Moreover, sorting on a view may mess the data in the original place in memory.
To the rescue come the arg
ufuncs of NumPy.
Another way to return a sorted array instead of sorting it in place is to use argsort
.
The argsort
will return the indexes needed in order to sort the array
but will not actually sort the array itself.
Have a look at the image below.
The sorting happens when the arrows cross each other on the left hand side.
The right hand side just assigns the arrows into the sequential positions.
What argsort
does is to perform the sorting but not the assignment.
It returns the indexes with which indexing the original array will
return a sorted array.
x = np.array([7, 1, 3, 2])
x.argsort()
In the same way as in place sorting,
argsort
uses axis=-1
as the default sorting axis
for multidimensional arrays.
For example we have the indexes needed across columns
to return a sorted array in the same way.
x = np.array([
[7, 7, 3, 1],
[2, 3, 1, 1],
[2, 3, 1, 2],
])
x.argsort()
To actually sort the multidimensional array we will use fancy indexing.
But we require one more concept from NumPy: how to force dimensionality of arrays.
In order to change a one dimensional row array into a two dimensional column
array we use np.newaxis
to index the array on the dimension we want to add.
np.arange(3)[:, np.newaxis]
np.newaxis
is just a fancy name for None
and you will see
None
used often in place of np.newaxis
.
Nevertheless, we now can use our multidimensional argsort
to sort the array without moving the data.
x[np.arange(3)[:, np.newaxis], x.argsort(axis=-1)]
And in order so sort across rows we invert the indexing order.
x[x.argsort(axis=0), np.arange(4)]
Combining fancy indexing, arg
ufuncs and axis arguments results
in incredibly powerful operations.
Sorting is not the only operation that has arg
ufuncs,
several aggregations allows for such ufuncs including
argmin
and argmax
.
Sorting is an expensive operation and often we do not need to sort only a part of the data.
Another common sorting procedure is partition
/argpartition
which sorts only part of the data.
For example, to retrieve the two smallest elements from an array
we partition it with $2$ as the argument.
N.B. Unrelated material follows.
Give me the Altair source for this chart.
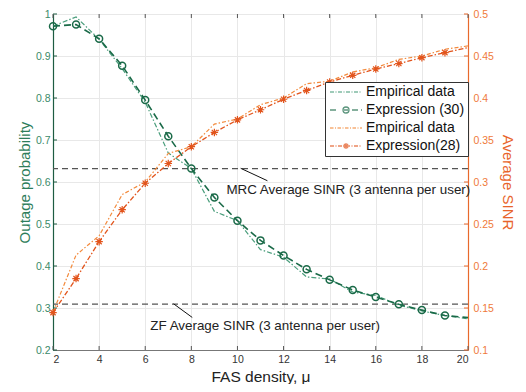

x = np.array([6, 2, 3, 7, 1, 3, 2])
x[x.argpartition(2)]
There is a little more about ufuncs and arithmetic with arrays than what we talked until now. The ufuncs, indexing, concatenation, axis and shape together abide by a concept called broadcasting in NumPy.
When you add (or subtract, or multiply) a number against an array, the number is summed to all elements, we know that this happens because of ufuncs. We say that the number is broadcast against all elements.
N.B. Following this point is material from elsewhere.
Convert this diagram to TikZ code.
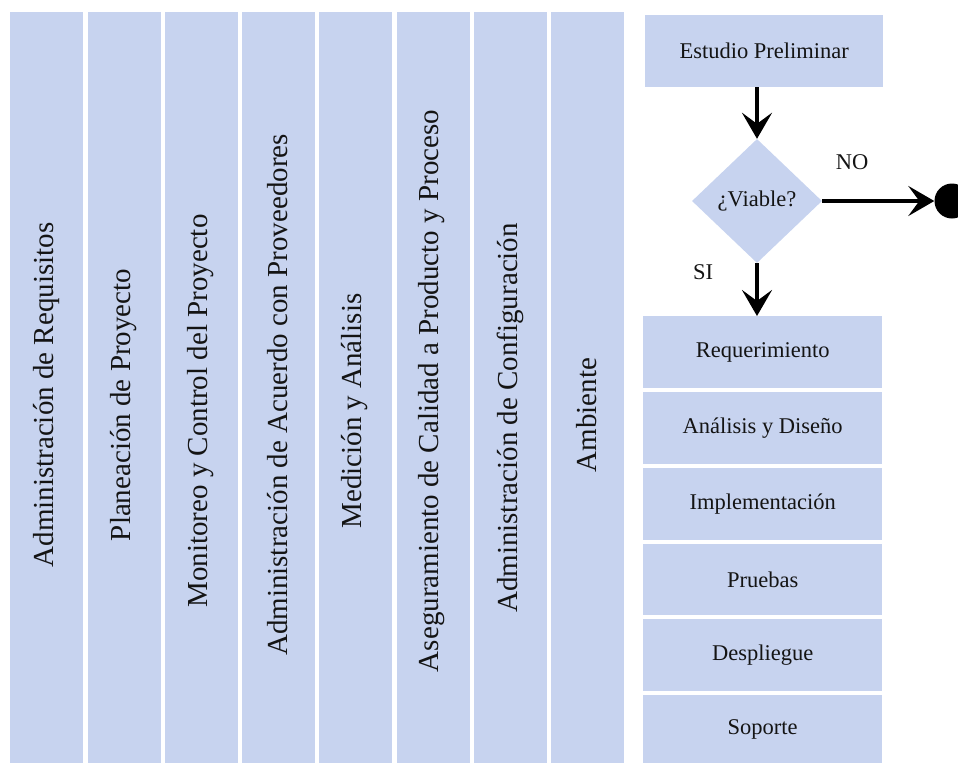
\documentclass[tikz,border=0pt]{standalone}
\usepackage{fontspec}
\setmainfont{Liberation Serif}
\usetikzlibrary{shapes.geometric,arrows.meta}
\definecolor{boxblue}{RGB}{199,211,239}
\definecolor{ink}{RGB}{20,20,20}
\begin{document}
\begin{tikzpicture}[x=1pt,y=-1pt,
  colbox/.style={fill=boxblue,draw=none,minimum width=73pt,minimum height=751pt,inner sep=0pt,anchor=north west},
  collabel/.style={rotate=90,text=ink,font=\fontsize{29}{29}\selectfont,inner sep=0pt},
  stepbox/.style={fill=boxblue,draw=none,minimum width=239pt,inner sep=0pt,anchor=north west,text=ink,font=\fontsize{22.5}{22.5}\selectfont},
  decision/.style={diamond,fill=boxblue,draw=none,minimum width=130pt,minimum height=124pt,inner sep=0pt,text=ink,font=\fontsize{22.5}{22.5}\selectfont},
  flowarrow/.style={line width=4pt,draw=black,-{Stealth[length=26pt,width=30pt,inset=11pt]}},
  smalllabel/.style={text=ink,font=\fontsize{22.5}{22.5}\selectfont,inner sep=0pt}
]
\useasboundingbox (0,0) rectangle (958,763);
% columns
\foreach \i/\xx in {1/10,2/88,3/165,4/242,5/319,6/397,7/474,8/551}{
  \node[colbox] (c\i) at (\xx,12) {};
}
\node[collabel] (t1) at (46.5,395) {Administración de Requisitos};
\node[collabel] (t2) at (124,405) {Planeación de Proyecto};
\node[collabel] (t3) at (201,411) {Monitoreo y Control del Proyecto};
\node[collabel] (t4) at (278,395) {Administración de Acuerdo con Proveedores};
\node[collabel] (t5) at (355,411) {Medición y Análisis};
\node[collabel] (t6) at (432,391) {Aseguramiento de Calidad a Producto y Proceso};
\node[collabel] (t7) at (510,418) {Administración de Configuración};
\node[collabel] (t8) at (587,415) {Ambiente};
% right flow
\node[stepbox,minimum width=238pt,minimum height=72pt] (est) at (645,15) {Estudio Preliminar};
\node[decision] (via) at (757,201) {¿Viable?};
\node[fill=black,circle,minimum size=35pt,inner sep=0pt] (fin) at (952,201) {};
\node[stepbox,minimum height=72pt] (req) at (643,316) {Requerimiento};
\node[stepbox,minimum height=72pt] (ana) at (643,392) {Análisis y Diseño};
\node[stepbox,minimum height=72pt] (imp) at (643,468) {Implementación};
\node[stepbox,minimum height=71pt] (pru) at (643,544) {Pruebas};
\node[stepbox,minimum height=72pt] (des) at (643,619) {Despliegue};
\node[stepbox,minimum height=68pt] (sop) at (643,695) {Soporte};
\node[smalllabel] (no) at (852,162) {NO};
\node[smalllabel] (si) at (703,272) {SI};
\draw[flowarrow] (est.south -| via.north) -- (via.north);
\draw[flowarrow] (via.east) -- (fin.west);
\draw[flowarrow] (via.south) -- (via.south |- req.north);
\end{tikzpicture}
\end{document}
x = np.arange(18).reshape((3, 6))
x[0,:] + 42
But we are not limited to broadcast single numbers only. As long as arrays share parts of their shape they can be broadcast together.
If, for any reason two arrays need to be operated together, be it fancy indexing or ufunc arithmetic, the arrays are broadcaster together. Broadcasting is a concept, the full broadcast structure is not stored in memory, but the internal process NumPy performs appear as if the arrays were broadcast before the arrays are operated on. For all practical purposes one can assume that when a broadcast happens the array is fully broadcast in memory. Some examples follow:
x[:,2:4] + np.arange(1, 3)
In order to create a column vector we need to use np.newaxis
.
x[:,2:4] + np.arange(1, 4)[:, np.newaxis]
The row vector example is equivalent to the following. Part of the broadcasting procedure is to extend an axis at the front of the array. For finer control one can do it explicitly.
x[:,2:4] + np.arange(1, 3)[np.newaxis, :]
These are NumPy constructs that seem very complicated at first but once you use them long enough they become second nature. It is important to notice that these two NumPy variables are function like objects that are not called as functions, instead we use indexing notation to get their functionality.
np.c_
concatenates as many arrays as given over the last axis.
It forces all arrays to have at least $2$ dimensions,
hence it makes it easy to add columns to arrays.
x = np.arange(12).reshape((3, 4))
np.c_[x, [1, 2, 3], [1, 1, 1], [0, 0, 0], x]
np_r_
is what np.c_
uses behind the scenes.
np.r_
is very powerful but may be quite hard to grasp.
It may receive a string of three numbers, in order these mean:
the axis to concatenate over,
the minimum number of dimensions to force all arrays to,
and the axis to place the existing dimension of the arrays given.
That already sounds quite confusing but then come all the
remaining indexes into np.r_
.
These indexes may be arrays but also may be slices.
The slices generate new arrays.
If the step of the slice is an integer then np.arange
is used to generate the array.
If the step is a complex number (j
in Python) then
np.linspace
is used instead.
The most common use for np.r_
is to quickly generate data.
We will have a look at one such use here,
we generate each column of the following array
as a $10$ point np.linspace
.
n = 10j
np.r_['1,2,0', 1:7:n, 0:3:n, 10:12:n]
These constructs are quite complex alright.
Yet, one needs to be aware of them when reading NumPy code.
Both np.c_
and np.r_
are very convenient once harnessed.
And the only way to harness them is practice.